There is the occasional fear that you have worked your way through the attic of notions and ideas to the point where there will be nothing coming for a time, which is of a piece with saying you fear you have no opinions for the time being, are simply sponging up impressions, waiting for some distillation process to complete itself.

This fear triggers the fear in general about not writing and the downstream consequences of that.  You are not so much aware of what you do when you are doing it as when you for some reason or other do not.  It is, then, not writing that makes you a writer, it is not writing that causes you to think about what being a writer means to you.

For much of your life, it was considered bad form to write about characters who were writers.  Artists barely made the cut and in order to do so, they had to be pretty much like Dorian Gray, where there was some transformative process going on.  James Joyce surely got away with writing about writers, so did Lawrence and Mrs. Woolf, all three of whom were born within the relatively same time span.  The form was of equal badness even to think of yourself in terms of these—that would be posturing or showing off.

The best you could do under those circumstances is write about individuals who were searching for something related to understanding, which is well along the way to what you think writers are trying to do, and do it to such a high degree of specificity that the descriptions, thought processes, and logic fall away to events and facts speaking for themselves to that important third party, the reader.

You do not think much about reading when you are in the act of reading one or more things.  As is the case with writing, you only think about being a reader when you have for some time stepped away from reading.  At such times, you are aware of yourself as a reader in the breach—your act of not reading reminds you with some pain that you have been away.

It is a gigantic leap of faith to attempt a syllogism here with breath, as in you only thinking about the act of breathing when you have been rendered breathless by some internal or external force.  You cannot go too long without breathing, an imperative that adds great weight to using it in any metaphor or simile.  You do become aware of yourself as a breather at times when you have stopped breathing, but also at times when your breathing becomes raspy or halting, or in great gulps that indicate some kind of pressure.

You become aware of yourself as a writer when you do not write but also when your narrative becomes mannered or stodgy or strained or stylized to the point of being less comprehensible and immediate as your accustomed state.

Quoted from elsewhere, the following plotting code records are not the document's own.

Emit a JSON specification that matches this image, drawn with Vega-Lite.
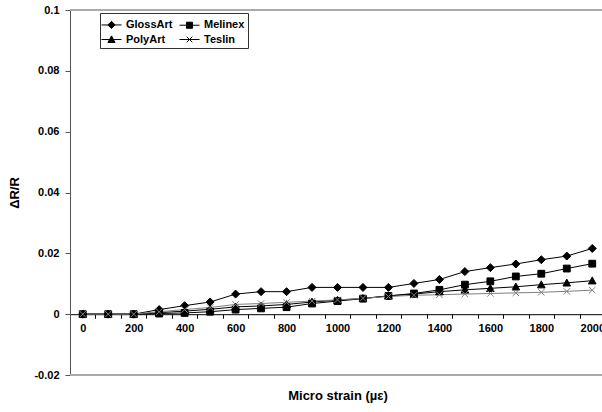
{
  "$schema": "https://vega.github.io/schema/vega-lite/v6.json",
  "width": 535,
  "height": 365,
  "autosize": {"type": "none"},
  "padding": {"left": 70, "top": 10, "right": 0, "bottom": 37},
  "config": {
    "view": {"stroke": null},
    "font": "Liberation Sans",
    "locale": {"number": {"decimal": ".", "thousands": ",", "grouping": [3], "currency": ["$", ""], "minus": "-"}},
    "axis": {
      "labelFont": "Liberation Sans", "labelFontWeight": "bold", "labelFontSize": 11, "labelColor": "#000",
      "titleFont": "Liberation Sans", "titleFontWeight": "bold", "titleFontSize": 13, "titleColor": "#000",
      "domainColor": "#555", "tickColor": "#555", "grid": false
    }
  },
  "data": {"values": [
    {"s": "GlossArt", "x": 0, "y": 0}, {"s": "GlossArt", "x": 100, "y": 0}, {"s": "GlossArt", "x": 200, "y": 0},
    {"s": "GlossArt", "x": 300, "y": 0.0015}, {"s": "GlossArt", "x": 400, "y": 0.0028}, {"s": "GlossArt", "x": 500, "y": 0.004},
    {"s": "GlossArt", "x": 600, "y": 0.0066}, {"s": "GlossArt", "x": 700, "y": 0.0074}, {"s": "GlossArt", "x": 800, "y": 0.0074},
    {"s": "GlossArt", "x": 900, "y": 0.0088}, {"s": "GlossArt", "x": 1000, "y": 0.0088}, {"s": "GlossArt", "x": 1100, "y": 0.0088},
    {"s": "GlossArt", "x": 1200, "y": 0.0088}, {"s": "GlossArt", "x": 1300, "y": 0.0101}, {"s": "GlossArt", "x": 1400, "y": 0.0114},
    {"s": "GlossArt", "x": 1500, "y": 0.014}, {"s": "GlossArt", "x": 1600, "y": 0.0153}, {"s": "GlossArt", "x": 1700, "y": 0.0165},
    {"s": "GlossArt", "x": 1800, "y": 0.0179}, {"s": "GlossArt", "x": 1900, "y": 0.0191}, {"s": "GlossArt", "x": 2000, "y": 0.0216},
    {"s": "Melinex", "x": 0, "y": 0}, {"s": "Melinex", "x": 100, "y": 0}, {"s": "Melinex", "x": 200, "y": 0},
    {"s": "Melinex", "x": 300, "y": 0.0002}, {"s": "Melinex", "x": 400, "y": 0.0004}, {"s": "Melinex", "x": 500, "y": 0.0008},
    {"s": "Melinex", "x": 600, "y": 0.0015}, {"s": "Melinex", "x": 700, "y": 0.0019}, {"s": "Melinex", "x": 800, "y": 0.0023},
    {"s": "Melinex", "x": 900, "y": 0.0035}, {"s": "Melinex", "x": 1000, "y": 0.0043}, {"s": "Melinex", "x": 1100, "y": 0.0051},
    {"s": "Melinex", "x": 1200, "y": 0.006}, {"s": "Melinex", "x": 1300, "y": 0.0068}, {"s": "Melinex", "x": 1400, "y": 0.008},
    {"s": "Melinex", "x": 1500, "y": 0.0097}, {"s": "Melinex", "x": 1600, "y": 0.0108}, {"s": "Melinex", "x": 1700, "y": 0.0124},
    {"s": "Melinex", "x": 1800, "y": 0.0133}, {"s": "Melinex", "x": 1900, "y": 0.015}, {"s": "Melinex", "x": 2000, "y": 0.0166},
    {"s": "PolyArt", "x": 0, "y": 0}, {"s": "PolyArt", "x": 100, "y": 0}, {"s": "PolyArt", "x": 200, "y": 0},
    {"s": "PolyArt", "x": 300, "y": 0.0005}, {"s": "PolyArt", "x": 400, "y": 0.001}, {"s": "PolyArt", "x": 500, "y": 0.0016},
    {"s": "PolyArt", "x": 600, "y": 0.0024}, {"s": "PolyArt", "x": 700, "y": 0.0027}, {"s": "PolyArt", "x": 800, "y": 0.0032},
    {"s": "PolyArt", "x": 900, "y": 0.004}, {"s": "PolyArt", "x": 1000, "y": 0.0046}, {"s": "PolyArt", "x": 1100, "y": 0.0052},
    {"s": "PolyArt", "x": 1200, "y": 0.006}, {"s": "PolyArt", "x": 1300, "y": 0.0066}, {"s": "PolyArt", "x": 1400, "y": 0.0074},
    {"s": "PolyArt", "x": 1500, "y": 0.008}, {"s": "PolyArt", "x": 1600, "y": 0.0085}, {"s": "PolyArt", "x": 1700, "y": 0.009},
    {"s": "PolyArt", "x": 1800, "y": 0.0097}, {"s": "PolyArt", "x": 1900, "y": 0.0103}, {"s": "PolyArt", "x": 2000, "y": 0.011},
    {"s": "Teslin", "x": 0, "y": 0}, {"s": "Teslin", "x": 100, "y": 0}, {"s": "Teslin", "x": 200, "y": 0},
    {"s": "Teslin", "x": 300, "y": 0.0008}, {"s": "Teslin", "x": 400, "y": 0.0015}, {"s": "Teslin", "x": 500, "y": 0.0022},
    {"s": "Teslin", "x": 600, "y": 0.0032}, {"s": "Teslin", "x": 700, "y": 0.0035}, {"s": "Teslin", "x": 800, "y": 0.0039},
    {"s": "Teslin", "x": 900, "y": 0.0043}, {"s": "Teslin", "x": 1000, "y": 0.0047}, {"s": "Teslin", "x": 1100, "y": 0.0052},
    {"s": "Teslin", "x": 1200, "y": 0.0058}, {"s": "Teslin", "x": 1300, "y": 0.0062}, {"s": "Teslin", "x": 1400, "y": 0.0064},
    {"s": "Teslin", "x": 1500, "y": 0.0066}, {"s": "Teslin", "x": 1600, "y": 0.0068}, {"s": "Teslin", "x": 1700, "y": 0.007},
    {"s": "Teslin", "x": 1800, "y": 0.0072}, {"s": "Teslin", "x": 1900, "y": 0.0075}, {"s": "Teslin", "x": 2000, "y": 0.0079}
  ]},
  "encoding": {
    "x": {
      "field": "x", "type": "quantitative",
      "scale": {"domain": [-50, 2050], "nice": false, "zero": false},
      "axis": {
        "values": [0, 100, 200, 300, 400, 500, 600, 700, 800, 900, 1000, 1100, 1200, 1300, 1400, 1500, 1600, 1700, 1800, 1900, 2000],
        "format": "d",
        "labelExpr": "datum.value % 200 == 0 ? datum.label : ''",
        "labelOverlap": false, "labelFlush": false,
        "tickOffset": 12.74, "labelOffset": -12.74,
        "offset": -60.8, "tickSize": 4, "labelPadding": 4,
        "domainColor": "#000", "tickColor": "#000",
        "title": "Micro strain (µε)", "titlePadding": 56
      }
    },
    "y": {
      "field": "y", "type": "quantitative",
      "scale": {"domain": [-0.02, 0.1], "nice": false, "zero": false},
      "axis": {
        "values": [-0.02, 0, 0.02, 0.04, 0.06, 0.08, 0.1],
        "format": "~g", "tickSize": 5, "labelPadding": 6,
        "title": "ΔR/R", "titlePadding": 12
      }
    }
  },
  "layer": [
    {
      "mark": {"type": "rule", "color": "#aaaaaa", "strokeWidth": 1},
      "encoding": {"x": null, "y": {"datum": 0.1, "type": "quantitative"}}
    },
    {
      "mark": {"type": "rule", "color": "#aaaaaa", "strokeWidth": 1},
      "encoding": {"x": null, "y": {"datum": -0.02, "type": "quantitative"}}
    },
    {
      "mark": {"type": "line", "strokeWidth": 1},
      "encoding": {
        "color": {"field": "s", "type": "nominal",
          "scale": {"domain": ["GlossArt", "Melinex", "PolyArt", "Teslin"], "range": ["#000000", "#000000", "#000000", "#808080"]},
          "legend": null}
      }
    },
    {
      "mark": {"type": "point", "filled": true, "size": 64, "strokeWidth": 1, "opacity": 1},
      "encoding": {
        "shape": {"field": "s", "type": "nominal",
          "scale": {"domain": ["GlossArt", "Melinex", "PolyArt", "Teslin"],
            "range": ["M0,-1L1,0L0,1L-1,0Z", "M-0.85,-0.85H0.85V0.85H-0.85Z", "M0,-0.95L0.95,0.8H-0.95Z", "M-0.8,-0.8L0.8,0.8M-0.8,0.8L0.8,-0.8"]},
          "legend": null},
        "fill": {"field": "s", "type": "nominal",
          "scale": {"domain": ["GlossArt", "Melinex", "PolyArt", "Teslin"], "range": ["#000000", "#000000", "#000000", "#808080"]},
          "legend": null},
        "stroke": {"field": "s", "type": "nominal",
          "scale": {"domain": ["GlossArt", "Melinex", "PolyArt", "Teslin"], "range": ["#000000", "#000000", "#000000", "#808080"]},
          "legend": null}
      }
    },
    {
      "mark": {"type": "point", "filled": true, "fill": "#000000", "stroke": "#000000", "strokeWidth": 1, "opacity": 0},
      "encoding": {
        "shape": {"field": "s", "type": "nominal",
          "scale": {"domain": ["GlossArt", "PolyArt", "Melinex", "Teslin"],
            "range": ["M-1.25,0H1.25M0,-0.45L0.45,0L0,0.45L-0.45,0Z", "M-1.25,0H1.25M0,-0.45L0.45,0.38H-0.45Z", "M-1.25,0H1.25M-0.38,-0.38H0.38V0.38H-0.38Z", "M-1.25,0H1.25M-0.35,-0.35L0.35,0.35M-0.35,0.35L0.35,-0.35"]},
          "legend": {
            "orient": "none", "legendX": 30, "legendY": 3, "columns": 2, "title": null,
            "strokeColor": "#333333", "padding": 3,
            "symbolSize": 256, "symbolStrokeWidth": 1, "symbolOpacity": 1,
            "labelFont": "Liberation Sans", "labelFontSize": 11, "labelFontWeight": "bold", "labelColor": "#000",
            "labelOffset": 6, "rowPadding": 0, "columnPadding": 4,
            "encode": {"symbols": {"update": {
              "opacity": {"value": 1},
              "fill": {"signal": "datum.value == 'Teslin' ? '#808080' : '#000000'"},
              "stroke": {"signal": "datum.value == 'Teslin' ? '#808080' : '#000000'"}
            }}}
          }}
      }
    }
  ],
  "resolve": {"scale": {"shape": "independent"}, "legend": {"shape": "independent"}}
}
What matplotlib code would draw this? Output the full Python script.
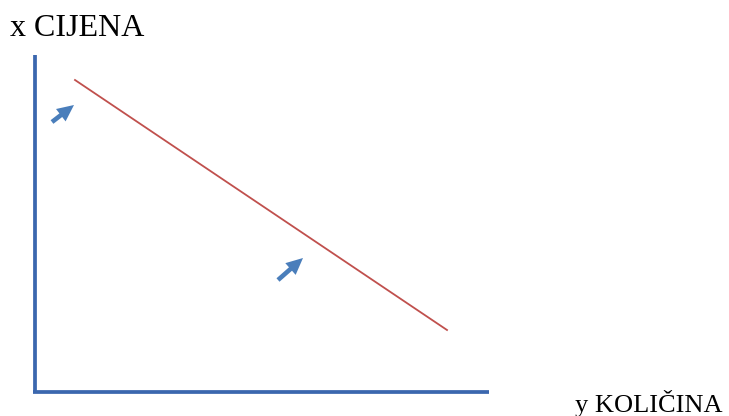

The place where these activities—writing, reading, and breathing—occupy the same plane is when they are brought to mind by events and conditions that take them degrees off the course of muscle memory and simple engagement, reaching the extreme of not engaging them at all.

Practice has a healthy effect on all three, helping you reach the point where you are absorbing a delightful state of being.  Not doing any of the three for a few moments now and again emphasize the fact to you of you being those steps beyond mere sensate that you so enjoy and strive to perfect.

As a breathing, reading writer, you stand some chance of reaching a plane of activity from time to time where your vision is useful, accurate, evocative, where you have some chance of getting at a story without too much stumbling over its inner rhythms and breathing patterns, and where, after you have set the work aside for a time to allow it to age, you are able to take a breath, then delve into reading it, your delight expanding as you find entire sentences, perhaps paragraphs where what you set down seems to fly off the page with meaning and some form of logic and some form of dramatic cohesion.